À vrai dire, l’éditeur des Nouveaux Mémoires secrets et inédits alla bien plus loin dans le plagiat que ceux qui suivaient simplement la mode : il avait emprunté la vignette de Tony Johannot à Paul Briolat, par Merville (Pierre-François Camus, 1785-1853), Paris, B. Renault, 1831, où elle se trouve deux fois, sur la couverture puis sur la page de titre.

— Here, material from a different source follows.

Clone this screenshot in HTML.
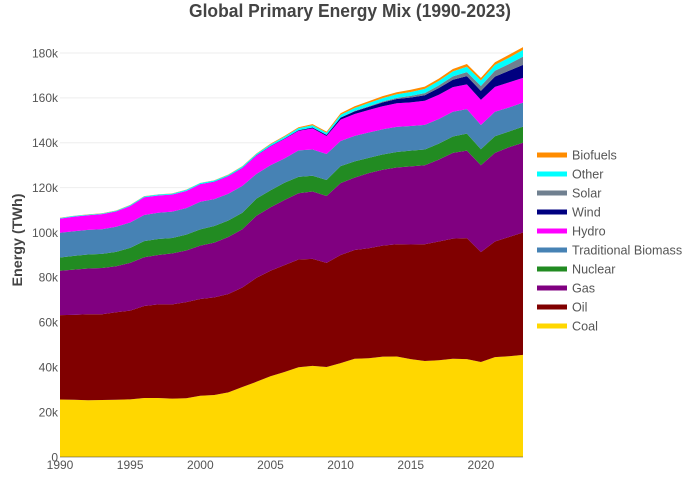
<!DOCTYPE html>
<html>
<head>
<meta charset="utf-8">
<style>
html,body{margin:0;padding:0;background:#fff;}
svg{display:block;font-family:"Liberation Sans",sans-serif;}
</style>
</head>
<body>
<svg id="chart" width="700" height="500" viewBox="0 0 700 500" xmlns="http://www.w3.org/2000/svg">
  <rect width="700" height="500" fill="#fff"/>
  <text x="350" y="17" text-anchor="middle" font-size="18" font-weight="bold" fill="#444" textLength="322" lengthAdjust="spacingAndGlyphs">Global Primary Energy Mix (1990-2023)</text>
  <text transform="translate(22,240) rotate(-90)" text-anchor="middle" font-size="14" font-weight="bold" fill="#444" textLength="93" lengthAdjust="spacingAndGlyphs">Energy (TWh)</text>
  <g id="grid"></g>
  <g id="areas"></g>
  <g id="yticks"></g>
  <g id="xticks"></g>
  <g id="legend"></g>
</svg>
<script>
const years = [1990,1991,1992,1993,1994,1995,1996,1997,1998,1999,2000,2001,2002,2003,2004,2005,2006,2007,2008,2009,2010,2011,2012,2013,2014,2015,2016,2017,2018,2019,2020,2021,2022,2023];
const coal = [25.6,25.5,25.3,25.4,25.5,25.7,26.3,26.3,26.0,26.2,27.3,27.6,28.8,31.2,33.5,36.0,37.9,40.0,40.6,40.1,41.8,43.8,44.0,44.7,44.8,43.6,42.8,43.1,43.8,43.6,42.3,44.5,44.9,45.5];
const oil = [37.6,37.8,38.3,38.2,39.0,39.5,41.0,41.7,42.0,42.8,43.1,43.5,43.8,44.3,46.3,47.0,47.6,48.0,47.7,46.4,48.2,48.4,49.0,49.5,50.0,51.1,52.0,52.9,53.5,53.9,49.0,51.5,53.1,54.5];
const gas = [19.8,20.2,20.4,20.6,20.5,21.3,21.7,22.0,22.7,23.0,23.8,24.4,25.4,26.0,27.7,28.2,29.0,29.5,30.0,29.8,32.0,32.3,33.5,33.8,34.2,34.8,35.2,36.5,38.2,39.0,38.7,39.5,40.0,40.0];
const nuclear = [5.9,6.1,6.2,6.3,6.4,6.7,7.2,7.1,6.9,7.1,7.2,7.4,7.4,7.3,7.6,7.6,7.7,7.3,7.0,7.1,7.6,7.2,6.8,6.8,6.9,7.0,7.0,7.1,7.3,7.6,7.1,7.4,7.0,7.2];
const biomass = [11.0,11.0,11.0,11.0,11.2,11.3,11.6,11.7,11.7,11.8,12.3,12.0,11.9,12.0,11.0,11.2,10.8,11.8,11.7,11.6,11.2,11.4,11.3,11.2,11.2,11.0,11.0,11.0,11.0,10.9,10.8,10.9,10.7,10.7];
const hydro = [6.3,6.5,6.5,6.7,6.8,7.3,7.9,7.7,7.6,7.6,7.8,7.7,7.8,7.9,8.2,8.4,8.7,8.7,9.4,8.0,9.5,9.7,10.0,10.3,10.5,10.5,10.7,10.8,11.0,11.0,11.2,11.1,11.2,11.0];
const wind = [0.01,0.01,0.01,0.01,0.02,0.02,0.02,0.03,0.03,0.04,0.06,0.07,0.09,0.11,0.14,0.18,0.23,0.3,0.4,0.5,0.9,1.2,1.4,1.7,1.9,2.2,2.5,3.0,3.3,3.7,4.0,4.6,5.2,5.8];
const solar = [0,0,0,0,0,0,0,0,0,0,0,0.01,0.01,0.01,0.01,0.01,0.02,0.02,0.03,0.05,0.08,0.2,0.3,0.4,0.5,0.7,0.9,1.2,1.5,1.8,2.2,2.6,3.0,3.7];
const other = [0.3,0.3,0.3,0.3,0.3,0.4,0.4,0.4,0.4,0.5,0.5,0.5,0.5,0.6,0.6,0.7,0.8,0.9,1.0,0.9,1.2,1.3,1.4,1.5,1.6,1.7,1.9,2.0,2.2,2.4,2.5,2.6,2.8,3.0];
const biofuels = [0.1,0.1,0.1,0.1,0.1,0.1,0.1,0.1,0.1,0.1,0.1,0.1,0.15,0.2,0.2,0.25,0.3,0.4,0.5,0.5,0.7,0.8,0.8,0.9,0.9,1.0,1.0,1.0,1.1,1.2,1.1,1.2,1.3,1.2];

const seriesNames = ["Coal","Oil","Gas","Nuclear","Traditional Biomass","Hydro","Wind","Solar","Other","Biofuels"];
const seriesColors = ["#FFD700","#800000","#800080","#228B22","#4682B4","#FF00FF","#000080","#708090","#00FFFF","#FF8C00"];
const seriesValues = [coal,oil,gas,nuclear,biomass,hydro,wind,solar,other,biofuels];
const yTickValues = [0,20,40,60,80,100,120,140,160,180];
const yTickLabels = ["0","20k","40k","60k","80k","100k","120k","140k","160k","180k"];
const xTickValues = [1990,1995,2000,2005,2010,2015,2020];

const NS = "http://www.w3.org/2000/svg";
const plot = {left:60,right:523,top:53,bottom:457};
const xScale = v => plot.left + (v - years[0]) / (years[years.length-1] - years[0]) * (plot.right - plot.left);
const yScale = v => plot.bottom - v / 180 * (plot.bottom - plot.top);
function make(tag, attrs, parent){
  const el = document.createElementNS(NS, tag);
  for (const k in attrs) el.setAttribute(k, attrs[k]);
  parent.appendChild(el);
  return el;
}
const slug = s => s.toLowerCase().replace(/\s+/g,'-');

const gridG = document.getElementById('grid');
yTickValues.forEach((v,i) => {
  if (v === 0) return;
  const ln = make('line',{x1:plot.left,x2:plot.right,y1:yScale(v),y2:yScale(v),stroke:'#eee','stroke-width':1},gridG);
  
  
});

const areasG = document.getElementById('areas');
let base = years.map(() => 0);
seriesValues.forEach((vals,s) => {
  const top = vals.map((v,i) => base[i] + v);
  const up = years.map((y,i) => xScale(y).toFixed(2) + ',' + yScale(top[i]).toFixed(2));
  const down = years.map((y,i) => xScale(y).toFixed(2) + ',' + yScale(base[i]).toFixed(2)).reverse();
  const poly = make('polygon',{points:up.concat(down).join(' '),fill:seriesColors[s]},areasG);
  
  
  base = top;
});

const zero = make('line',{x1:plot.left,x2:plot.right,y1:plot.bottom,y2:plot.bottom,stroke:'#444','stroke-opacity':0.55,'stroke-width':1},areasG);



const yG = document.getElementById('yticks');
yTickValues.forEach((v,i) => {
  const t = make('text',{x:58,y:yScale(v)+4.3,'text-anchor':'end','font-size':12,fill:'#555'},yG);
  t.textContent = yTickLabels[i];
  
  
});

const xG = document.getElementById('xticks');
xTickValues.forEach(v => {
  const t = make('text',{x:xScale(v),y:469,'text-anchor':'middle','font-size':12,fill:'#555'},xG);
  t.textContent = String(v);
  
  
});

const legG = document.getElementById('legend');
for (let s = seriesNames.length - 1, row = 0; s >= 0; s--, row++) {
  const ly = 155 + row * 19;
  const g = make('g',{},legG);
  
  
  make('rect',{x:537,y:ly-2.5,width:30,height:5,fill:seriesColors[s]},g);
  const t = make('text',{x:572,y:ly+4.3,'font-size':12.6,fill:'#555'},g);
  t.textContent = seriesNames[s];
}
</script>
</body>
</html>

Marat étant un des personnages du livre, elle paraissait toute naturelle, tandis que dans les Nouveaux Mémoires secrets et inédits, le nom de Marat n'apparaît jamais et, objection supplémentaire, l’année de l’assassinat, 1793, est postérieure à la période couverte par l’ouvrage, 1743-1789.

Moralité : Ne dédaignons pas a priori les ouvrages apocryphes, qui peuvent nous entraîner vers d’autres livres, mais surtout montrer sur pièce les pratiques d'éditeurs qui suivent la mode (typographique) pour mieux accrocher le client et non par goût artistique, permettant par là, sans le savoir, aux historiens du livre de mieux cerner l’esprit et les pratiques d’un époque, en l’occurrence la période romantique.